--- BEGIN Information provided ---

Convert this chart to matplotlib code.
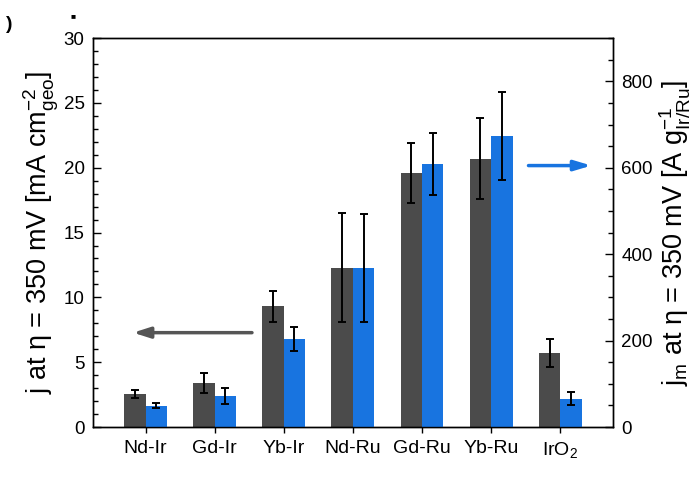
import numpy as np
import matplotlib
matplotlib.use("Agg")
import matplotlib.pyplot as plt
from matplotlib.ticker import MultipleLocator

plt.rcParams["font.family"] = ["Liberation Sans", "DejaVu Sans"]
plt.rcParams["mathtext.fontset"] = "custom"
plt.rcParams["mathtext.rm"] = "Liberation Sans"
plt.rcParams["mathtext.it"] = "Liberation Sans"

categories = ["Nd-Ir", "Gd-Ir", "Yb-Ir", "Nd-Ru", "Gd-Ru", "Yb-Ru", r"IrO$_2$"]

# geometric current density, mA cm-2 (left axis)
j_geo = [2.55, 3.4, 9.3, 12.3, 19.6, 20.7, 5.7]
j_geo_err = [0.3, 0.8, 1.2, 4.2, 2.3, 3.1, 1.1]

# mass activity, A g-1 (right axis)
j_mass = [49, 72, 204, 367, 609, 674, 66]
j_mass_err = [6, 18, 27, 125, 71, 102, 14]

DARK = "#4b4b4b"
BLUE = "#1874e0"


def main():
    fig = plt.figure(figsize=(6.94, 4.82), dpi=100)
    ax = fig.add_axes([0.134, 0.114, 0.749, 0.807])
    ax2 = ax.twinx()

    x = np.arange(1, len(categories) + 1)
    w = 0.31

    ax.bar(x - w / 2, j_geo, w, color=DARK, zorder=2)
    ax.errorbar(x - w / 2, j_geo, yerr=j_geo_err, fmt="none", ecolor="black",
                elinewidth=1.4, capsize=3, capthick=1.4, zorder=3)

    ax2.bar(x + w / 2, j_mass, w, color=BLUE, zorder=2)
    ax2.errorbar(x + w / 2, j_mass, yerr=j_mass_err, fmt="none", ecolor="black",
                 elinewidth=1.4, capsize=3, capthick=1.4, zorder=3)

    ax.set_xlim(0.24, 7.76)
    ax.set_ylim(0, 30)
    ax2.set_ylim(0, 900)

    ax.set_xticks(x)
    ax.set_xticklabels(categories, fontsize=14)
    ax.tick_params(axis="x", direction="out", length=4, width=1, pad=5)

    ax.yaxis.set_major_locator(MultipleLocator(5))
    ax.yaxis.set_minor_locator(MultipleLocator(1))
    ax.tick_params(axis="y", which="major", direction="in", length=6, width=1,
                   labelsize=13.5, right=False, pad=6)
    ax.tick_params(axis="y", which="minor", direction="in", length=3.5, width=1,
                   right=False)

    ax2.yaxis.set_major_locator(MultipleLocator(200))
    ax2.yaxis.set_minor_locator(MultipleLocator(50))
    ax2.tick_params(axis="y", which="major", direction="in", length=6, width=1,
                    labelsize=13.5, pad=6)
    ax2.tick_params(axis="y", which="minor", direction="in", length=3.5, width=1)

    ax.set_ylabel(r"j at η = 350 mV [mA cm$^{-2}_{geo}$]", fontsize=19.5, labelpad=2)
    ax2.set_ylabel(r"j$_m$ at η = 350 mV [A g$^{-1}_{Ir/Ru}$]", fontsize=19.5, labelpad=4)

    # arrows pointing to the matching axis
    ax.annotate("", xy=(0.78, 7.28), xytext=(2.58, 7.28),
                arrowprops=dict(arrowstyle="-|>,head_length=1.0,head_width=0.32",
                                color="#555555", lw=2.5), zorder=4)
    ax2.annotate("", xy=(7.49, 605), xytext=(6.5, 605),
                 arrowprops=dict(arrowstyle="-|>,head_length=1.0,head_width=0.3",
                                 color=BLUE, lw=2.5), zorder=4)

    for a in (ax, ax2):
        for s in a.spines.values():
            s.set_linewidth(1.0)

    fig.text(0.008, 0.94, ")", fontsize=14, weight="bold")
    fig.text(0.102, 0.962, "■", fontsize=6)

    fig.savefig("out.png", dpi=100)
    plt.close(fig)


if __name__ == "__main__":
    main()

--- END Information provided ---

### [Problem description]
Keep every word of the data as it is when you write it out, but drop the pictures.

### [Finished exercise]
Convert this chart to matplotlib code.
import numpy as np
import matplotlib
matplotlib.use("Agg")
import matplotlib.pyplot as plt
from matplotlib.ticker import MultipleLocator

plt.rcParams["font.family"] = ["Liberation Sans", "DejaVu Sans"]
plt.rcParams["mathtext.fontset"] = "custom"
plt.rcParams["mathtext.rm"] = "Liberation Sans"
plt.rcParams["mathtext.it"] = "Liberation Sans"

categories = ["Nd-Ir", "Gd-Ir", "Yb-Ir", "Nd-Ru", "Gd-Ru", "Yb-Ru", r"IrO$_2$"]

# geometric current density, mA cm-2 (left axis)
j_geo = [2.55, 3.4, 9.3, 12.3, 19.6, 20.7, 5.7]
j_geo_err = [0.3, 0.8, 1.2, 4.2, 2.3, 3.1, 1.1]

# mass activity, A g-1 (right axis)
j_mass = [49, 72, 204, 367, 609, 674, 66]
j_mass_err = [6, 18, 27, 125, 71, 102, 14]

DARK = "#4b4b4b"
BLUE = "#1874e0"


def main():
    fig = plt.figure(figsize=(6.94, 4.82), dpi=100)
    ax = fig.add_axes([0.134, 0.114, 0.749, 0.807])
    ax2 = ax.twinx()

    x = np.arange(1, len(categories) + 1)
    w = 0.31

    ax.bar(x - w / 2, j_geo, w, color=DARK, zorder=2)
    ax.errorbar(x - w / 2, j_geo, yerr=j_geo_err, fmt="none", ecolor="black",
                elinewidth=1.4, capsize=3, capthick=1.4, zorder=3)

    ax2.bar(x + w / 2, j_mass, w, color=BLUE, zorder=2)
    ax2.errorbar(x + w / 2, j_mass, yerr=j_mass_err, fmt="none", ecolor="black",
                 elinewidth=1.4, capsize=3, capthick=1.4, zorder=3)

    ax.set_xlim(0.24, 7.76)
    ax.set_ylim(0, 30)
    ax2.set_ylim(0, 900)

    ax.set_xticks(x)
    ax.set_xticklabels(categories, fontsize=14)
    ax.tick_params(axis="x", direction="out", length=4, width=1, pad=5)

    ax.yaxis.set_major_locator(MultipleLocator(5))
    ax.yaxis.set_minor_locator(MultipleLocator(1))
    ax.tick_params(axis="y", which="major", direction="in", length=6, width=1,
                   labelsize=13.5, right=False, pad=6)
    ax.tick_params(axis="y", which="minor", direction="in", length=3.5, width=1,
                   right=False)

    ax2.yaxis.set_major_locator(MultipleLocator(200))
    ax2.yaxis.set_minor_locator(MultipleLocator(50))
    ax2.tick_params(axis="y", which="major", direction="in", length=6, width=1,
                    labelsize=13.5, pad=6)
    ax2.tick_params(axis="y", which="minor", direction="in", length=3.5, width=1)

    ax.set_ylabel(r"j at η = 350 mV [mA cm$^{-2}_{geo}$]", fontsize=19.5, labelpad=2)
    ax2.set_ylabel(r"j$_m$ at η = 350 mV [A g$^{-1}_{Ir/Ru}$]", fontsize=19.5, labelpad=4)

    # arrows pointing to the matching axis
    ax.annotate("", xy=(0.78, 7.28), xytext=(2.58, 7.28),
                arrowprops=dict(arrowstyle="-|>,head_length=1.0,head_width=0.32",
                                color="#555555", lw=2.5), zorder=4)
    ax2.annotate("", xy=(7.49, 605), xytext=(6.5, 605),
                 arrowprops=dict(arrowstyle="-|>,head_length=1.0,head_width=0.3",
                                 color=BLUE, lw=2.5), zorder=4)

    for a in (ax, ax2):
        for s in a.spines.values():
            s.set_linewidth(1.0)

    fig.text(0.008, 0.94, ")", fontsize=14, weight="bold")
    fig.text(0.102, 0.962, "■", fontsize=6)

    fig.savefig("out.png", dpi=100)
    plt.close(fig)


if __name__ == "__main__":
    main()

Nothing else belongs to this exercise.